ASIC’S monitoring of financial services providers

This article by David Jacobson was first published in Retail Banking Review.

Did you know that ASIC monitors online, print, TV and radio ads as well as seminars promoting financial products?

The information ASIC gathers is included in its research reports and if ASIC identifies a breach of the law or a potential breach it will pursue this with the promoter. ASIC has extensive investigatory powers if a company does not co-operate.

ASIC can either prosecute breaches or accept an enforceable undertaking from a company to comply with the law and, when relevant, to refund money to or compensate consumers. Occasionally a genuine dispute will come before the courts. ASIC’s powers are separate from a consumer’s rights.

Changes from 1 July 2010
On 1 July 2010 ASIC became both the national regulator for consumer credit (under the National Credit Code) as well as the supervisor for an expanded financial services consumer protection scheme (under the ASIC Act).

These roles are in addition to its existing duties as the financial services regulator for deposit-taking facilities and other financial products and securities markets.

ASIC’s role includes enforcing prohibitions on misleading representations, unconscionable conduct and misleading or deceptive conduct in relation to all financial services, including deposit and credit products.

Its duties involve monitoring how financial service providers market and disclose their product terms as well as ensuring that fees are calculated in accordance with contracts and are not unfair.

Examples of ASIC’s activities can be found in its report on term deposits and its proposals in respect of mortgage exit fees.

Review of term deposits
ASIC’s review of term deposits published in March 2010 looked at the period 1 January 2008 to 27 February 2009 and covered eight authorised deposit-taking institutions (ADIs) holding over 80 per cent of Australia’s total term deposits.

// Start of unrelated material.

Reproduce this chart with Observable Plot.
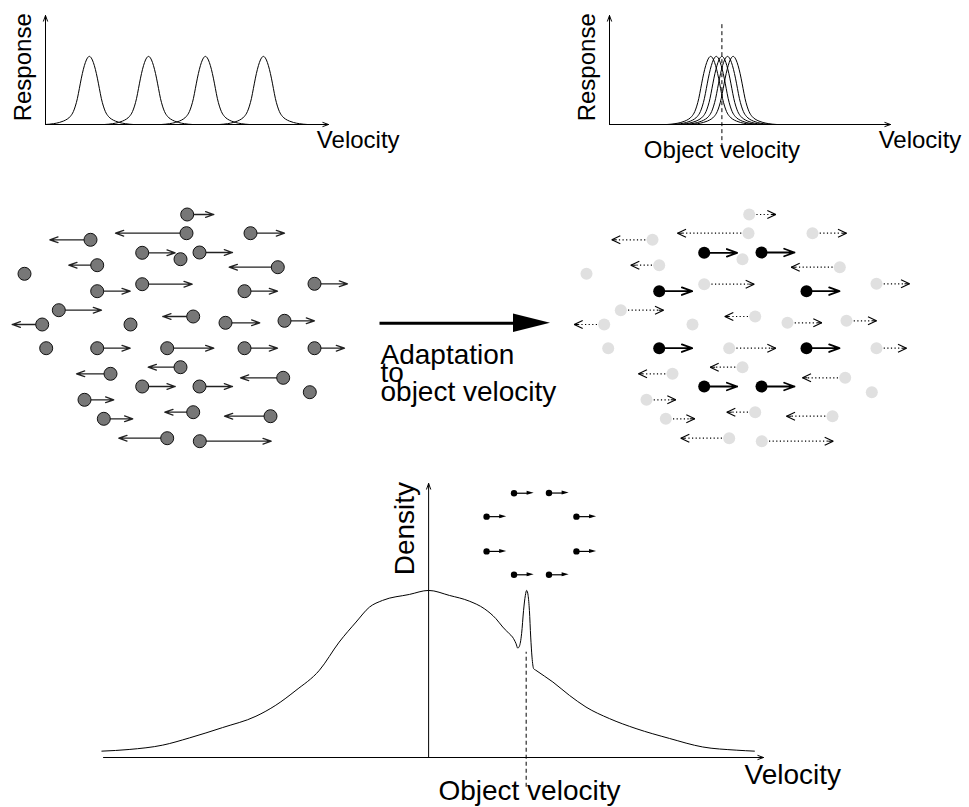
<!DOCTYPE html>
<html>
<head>
<meta charset="utf-8">
<script src="https://cdn.jsdelivr.net/npm/d3@7"></script>
<script src="https://cdn.jsdelivr.net/npm/@observablehq/plot@0.6"></script>
<style>
  html, body { margin: 0; padding: 0; background: #fff; overflow: hidden; }
  #chart { position: relative; width: 969px; height: 807px; }
  #chart svg { position: absolute; left: 0; top: 0; }
</style>
</head>
<body>
<div id="chart"></div>
<script>
const W = 969, H = 807;
const FONT = "Liberation Sans, Arial, Helvetica, sans-serif";

// ---------- Top panels: velocity tuning curves (velocity units 0..100, response peak = 1) ----------
const tuningOffset   = [-15.5, -12.7, -10.6, -9.2, -7.8, -6.7, -5.65, -4.95, -4.24, -3.53, -2.83, -2.12, -1.41, -0.71, 0,
                        0.71, 1.41, 2.12, 2.83, 3.53, 4.24, 4.95, 5.65, 6.7, 7.8, 9.2, 10.6, 12.7, 15.5];
const tuningResponse = [0, 0.012, 0.03, 0.05, 0.08, 0.12, 0.19, 0.27, 0.38, 0.53, 0.68, 0.81, 0.91, 0.975, 1,
                        0.975, 0.91, 0.81, 0.68, 0.53, 0.38, 0.27, 0.19, 0.12, 0.08, 0.05, 0.03, 0.012, 0];
const preferredBefore = [15.5, 36.4, 56.5, 77.0];     // before adaptation
const preferredAfter  = [36, 38, 40, 42, 44];         // after adaptation
const objectVelocityTop = 40;

// ---------- Middle: moving dots (field units), velocity as horizontal displacement ----------
const dotX  = [186.7, 186, 250, 90, 141.7, 180, 199, 96.7, 24, 277.3, 141.7, 96.7, 244, 314, 58.3, 41.7, 130, 192.7, 225,
               284, 45.7, 96.7, 166.7, 244, 314, 180, 110, 282.7, 141.7, 199, 309.3, 84, 192.7, 270, 103.3, 166.7, 199.3];
const dotY  = [214, 232.7, 232.7, 239.3, 252.3, 258.7, 252, 264.7, 273.3, 266.7, 283.7, 290.7, 290.7, 283.3, 309.7, 324,
               324, 316, 322.3, 320.3, 347.7, 347.7, 347.7, 347.7, 347.7, 366.7, 373.3, 377.3, 386, 386, 391.7, 399.3,
               411.7, 415.7, 418.3, 437.7, 440.7];
const dotVx = [26.6, -71, 34, -40.7, 33, 0, 33, -28.4, 0, -48.6, 50, 33, 33, 33, 42.7, -30, 0, -30.4, 34.3,
               30, 0, 33, 46.6, 33, 30, -32.3, -34, -42.7, 33, 33, 0, 29.3, -28.4, -46, 29, -48.4, 71.4];
const objectDotIndex = [4, 6, 11, 12, 21, 23, 28, 29];   // dots that belong to the moving object

// ---------- Bottom: velocity density after adaptation ----------
const densityV = [-10.05, -9.21, -8.18, -7.36, -6.34, -5.31, -4.70, -4.08, -3.36, -2.75, -2.23, -1.82, -1.42, -0.59, 0,
                  0.64, 1.25, 1.71, 2.07, 2.28, 2.48, 2.58, 2.69, 2.74, 2.79, 2.86, 2.92, 2.975, 3.015, 3.06, 3.10,
                  3.14, 3.18, 3.23, 3.30, 3.82, 4.33, 4.84, 5.56, 6.38, 7.41, 8.43, 9.46, 10.02];
const densityD = [0.038, 0.048, 0.074, 0.117, 0.179, 0.247, 0.313, 0.402, 0.522, 0.691, 0.811, 0.900, 0.940, 0.976, 1.0,
                  0.970, 0.936, 0.891, 0.831, 0.781, 0.741, 0.721, 0.681, 0.655, 0.665, 0.741, 0.880, 0.970, 1.0, 0.970,
                  0.880, 0.721, 0.601, 0.532, 0.522, 0.452, 0.372, 0.302, 0.233, 0.173, 0.114, 0.063, 0.044, 0.038];
const objectVelocityBottom = 3;

const labels = {velocity: "Velocity", response: "Response", density: "Density",
                object: "Object velocity", adapt: ["Adaptation", "to", "object velocity"]};

// ---------- build tables ----------
function tuningRows(peaks) {
  const rows = [];
  peaks.forEach((p, k) => tuningOffset.forEach((o, i) => rows.push({curve: k, v: p + o, r: tuningResponse[i]})));
  return rows;
}
const axisArrowsTop = [{x1: 0, y1: 0, x2: 100, y2: 0}, {x1: 0, y1: 0, x2: 0, y2: 1.6}];
const arrowStyle = {x1: "x1", y1: "y1", x2: "x2", y2: "y2", stroke: "#000", strokeWidth: 1, headLength: 9, headAngle: 40};

function topPanel(marginLeft, marginRight, peaks, withObject) {
  const marks = [
    Plot.arrow(axisArrowsTop, arrowStyle),
    Plot.line(tuningRows(peaks), {x: "v", y: "r", z: "curve", curve: "monotone-x", stroke: "#000", strokeWidth: 1}),
    Plot.text([labels.velocity], {x: 110.5, y: -0.35, text: d => d, lineAnchor: "bottom", fontSize: 24, fontFamily: FONT}),
    Plot.text([labels.response], {x: -8, y: 0.84, text: d => d, rotate: -90, fontSize: 24, fontFamily: FONT})
  ];
  if (withObject) {
    marks.push(Plot.ruleX([objectVelocityTop], {y1: -0.34, y2: 1.5, stroke: "#000", strokeWidth: 1, strokeDasharray: "4,3"}));
    marks.push(Plot.text([labels.object], {x: objectVelocityTop, y: -0.49, text: d => d, lineAnchor: "bottom", fontSize: 24, fontFamily: FONT}));
  }
  return Plot.plot({
    width: W, height: H, marginLeft, marginRight, marginTop: 15, marginBottom: 683,
    x: {domain: [0, 100], axis: null}, y: {domain: [0, 1.6], axis: null},
    style: {background: "transparent", overflow: "visible", fontFamily: FONT},
    marks
  });
}

const panelA = topPanel(45, 641, preferredBefore, false);
const panelB = topPanel(609, 79, preferredAfter, true);

// bottom panel
const density = densityV.map((v, i) => ({v, d: densityD[i]}));
const panelD = Plot.plot({
  width: W, height: H, marginLeft: 103, marginRight: 206, marginTop: 483, marginBottom: 50,
  x: {domain: [-10, 10.3], axis: null}, y: {domain: [0, 1.64], axis: null},
  style: {background: "transparent", overflow: "visible", fontFamily: FONT},
  marks: [
    Plot.arrow([{x1: -10, y1: 0, x2: 10.3, y2: 0}, {x1: 0, y1: 0, x2: 0, y2: 1.64}], arrowStyle),
    Plot.line(density, {x: "v", y: "d", curve: "monotone-x", stroke: "#000", strokeWidth: 1}),
    Plot.ruleX([objectVelocityBottom], {y1: -0.178, y2: 0.63, stroke: "#000", strokeWidth: 1, strokeDasharray: "4,3"}),
    Plot.text([labels.velocity], {x: 11.2, y: -0.156, text: d => d, lineAnchor: "bottom", fontSize: 28, fontFamily: FONT}),
    Plot.text([labels.object], {x: 3.1, y: -0.257, text: d => d, lineAnchor: "bottom", fontSize: 28, fontFamily: FONT}),
    Plot.text([labels.density], {x: -0.72, y: 1.37, text: d => d, rotate: -90, fontSize: 28, fontFamily: FONT})
  ]
});

// middle panel (field units = page units)
const dots = dotX.map((x, i) => ({x, y: dotY[i], vx: dotVx[i], obj: objectDotIndex.includes(i)}));
const moving = dots.filter(d => d.vx !== 0);
const objDots = dots.filter(d => d.obj);
const bgMoving = moving.filter(d => !d.obj);
const cloudShift = 562;          // right cloud = same scene after adaptation
const headL = 8.5, headW = 4;    // chevron of the dotted arrows
const sx = d => d.x + cloudShift;
const tip = d => sx(d) + d.vx;
const dir = d => Math.sign(d.vx);
const wings = bgMoving.flatMap(d => [
  {x1: tip(d), y1: d.y, x2: tip(d) - dir(d) * headL, y2: d.y - headW},
  {x1: tip(d), y1: d.y, x2: tip(d) - dir(d) * headL, y2: d.y + headW},
  {x1: tip(d), y1: d.y, x2: tip(d) - dir(d) * 5, y2: d.y}
]);
const objCx = d3.mean(objDots, d => d.x), objCy = d3.mean(objDots, d => d.y);
const ringScale = 0.61, ringCx = 531, ringCy = 533.5;
const ring = objDots.map(d => ({x: ringCx + (d.x - objCx) * ringScale, y: ringCy + (d.y - objCy) * ringScale, vx: d.vx * ringScale}));
const ringHeads = ring.flatMap((d, i) => [
  {id: i, x: d.x + d.vx - 7, y1: d.y - 2, y2: d.y + 2},
  {id: i, x: d.x + d.vx, y1: d.y, y2: d.y}
]);
const bigArrow = {x1: 379, x2: 550, y: 322.7, head: 37, half: 9.2};
const bigHead = [
  {x: bigArrow.x2 - bigArrow.head, y1: bigArrow.y - bigArrow.half, y2: bigArrow.y + bigArrow.half},
  {x: bigArrow.x2, y1: bigArrow.y, y2: bigArrow.y}
];
const adaptLines = labels.adapt.map((t, i) => ({t, line: i}));

const panelC = Plot.plot({
  width: W, height: H, margin: 0,
  x: {domain: [0, W], range: [0, W], axis: null},
  y: {domain: [0, H], range: [0, H], axis: null},
  style: {background: "transparent", overflow: "visible", fontFamily: FONT},
  marks: [
    // left cloud
    Plot.arrow(moving, {x1: "x", y1: "y", x2: d => d.x + d.vx, y2: "y", stroke: "#222", strokeWidth: 1.3, headLength: 10, headAngle: 38}),
    Plot.dot(dots, {x: "x", y: "y", r: 6.5, fill: "#777", stroke: "#111", strokeWidth: 1}),
    // right cloud: background dots with dotted arrows
    Plot.link(bgMoving, {x1: sx, y1: "y", x2: d => tip(d) - dir(d) * 5, y2: "y", stroke: "#000", strokeWidth: 1.2, strokeDasharray: "1.2,2.4"}),
    Plot.link(wings, {x1: "x1", y1: "y1", x2: "x2", y2: "y2", stroke: "#000", strokeWidth: 1.1}),
    Plot.arrow(objDots, {x1: sx, y1: "y", x2: tip, y2: "y", stroke: "#000", strokeWidth: 1.8, headLength: 10, headAngle: 40}),
    Plot.dot(dots.filter(d => !d.obj), {x: sx, y: "y", r: 6, fill: "#e0e0e0"}),
    Plot.dot(objDots, {x: sx, y: "y", r: 6, fill: "#000"}),
    // adaptation arrow + text
    Plot.link([bigArrow], {x1: "x1", x2: d => d.x2 - d.head + 2, y1: "y", y2: "y", stroke: "#000", strokeWidth: 3}),
    Plot.areaY(bigHead, {x: "x", y1: "y1", y2: "y2", fill: "#000"}),
    Plot.text(adaptLines, {x: 380, y: d => 363.3 + d.line * 18.35, text: "t", textAnchor: "start", lineAnchor: "bottom", fontSize: 28, fontFamily: FONT}),
    // object ring above the density spike
    Plot.link(ring, {x1: "x", y1: "y", x2: d => d.x + d.vx - 5, y2: "y", stroke: "#000", strokeWidth: 1.2}),
    Plot.areaY(ringHeads, {x: "x", y1: "y1", y2: "y2", z: "id", fill: "#000"}),
    Plot.dot(ring, {x: "x", y: "y", r: 3.2, fill: "#000"})
  ]
});

const chart = document.getElementById("chart");
[panelA, panelB, panelD, panelC].forEach(s => chart.appendChild(s));
</script>
</body>
</html>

ASIC’s review found that seven out of the eight ADIs reviewed promoted their term deposits by advertising only the highest term deposit rates, while maintaining lower rates for all other deposit periods. The periods on which the advertised higher rates were offered varied over time.

In ASIC’s opinion, this ‘dual pricing’ coupled with the potential for term deposits to rollover by default if the investor does not take action, creates a risk that a retail investor could nadvertently end up in a much lower interest term deposit.

ASIC’s report contains recommendations for improvements to advertising, disclosure of interest rates and grace periods designed to maximise the disclosure to investors about what happens when their term deposit matures.

The recommendations are:
1. ADIs should review their term deposit advertising to ensure that, where dual pricing practices operate, investors are not given the impression that good or competitive returns are available across all deposit terms when this may not be the case.
2. ADIs that have high and low term deposit interest rates should review their disclosure documents to ensure that there is clear and effective disclosure that:
A. dual pricing exists; and
B. because term deposits have the ability to roll over automatically without the investor taking active steps, there is a significant risk of rollover from a high to a low interest rate.

This disclosure should occur in term deposit application forms, Product Disclosure Statements (PDSs) or terms and conditions booklets and pre-maturity and post-maturity letters.

3. Investors should be made aware of the interest rate that will apply on their new term deposit before it rolls over, so that they have the longest possible period (the pre-maturity period and the grace period) to intervene if they wish. Investors who would roll over to a low interest rate should be made aware that better interest rates are available from the same ADI for comparable periods.

4. These disclosures should be made clearly and in the prematurity communication with investors. Although enclosing interest rate schedules with pre-maturity letters could potentially achieve this, ASIC considers that investors are more likely to read the actual letter rather than a potentially lengthy and detailed interest rate schedule.

5. ADIs should update their term deposit renewal communication so that they clearly disclose the actual or indicative interest rate that will apply to the new term deposit. Where the interest rate indicated is subject to last minute changes by the ADI, this fact should also be clearly disclosed.

6. It is important for investors to have, and be aware of, the grace period that applies when their term deposit rolls over by default. ASIC also considers that the grace period should be of sufficient length to allow the investor to act if they so choose.

According to ASIC, it is industry best practice to provide investors with a grace period no shorter than five business days, with industry best practice at 14 days.

Mortgage early exit fees
ASIC previously reviewed mortgage entry and exit fees in April 2008. With extended powers from July 2010 it recently made clear in its June2010 consultation paper that its interpretation of “unfairness” is wider than its investigation scope.

ASIC considers that a contractual term providing for an early exit fee which is unconscionable under the Code is likely to also be unfair under the ASIC Act. However, its opinion is that it does not necessarily follow that a fee that is not unconscionable will be fair for the purposes of the ASIC Act, as the relevant tests under the Code and ASIC Act are different.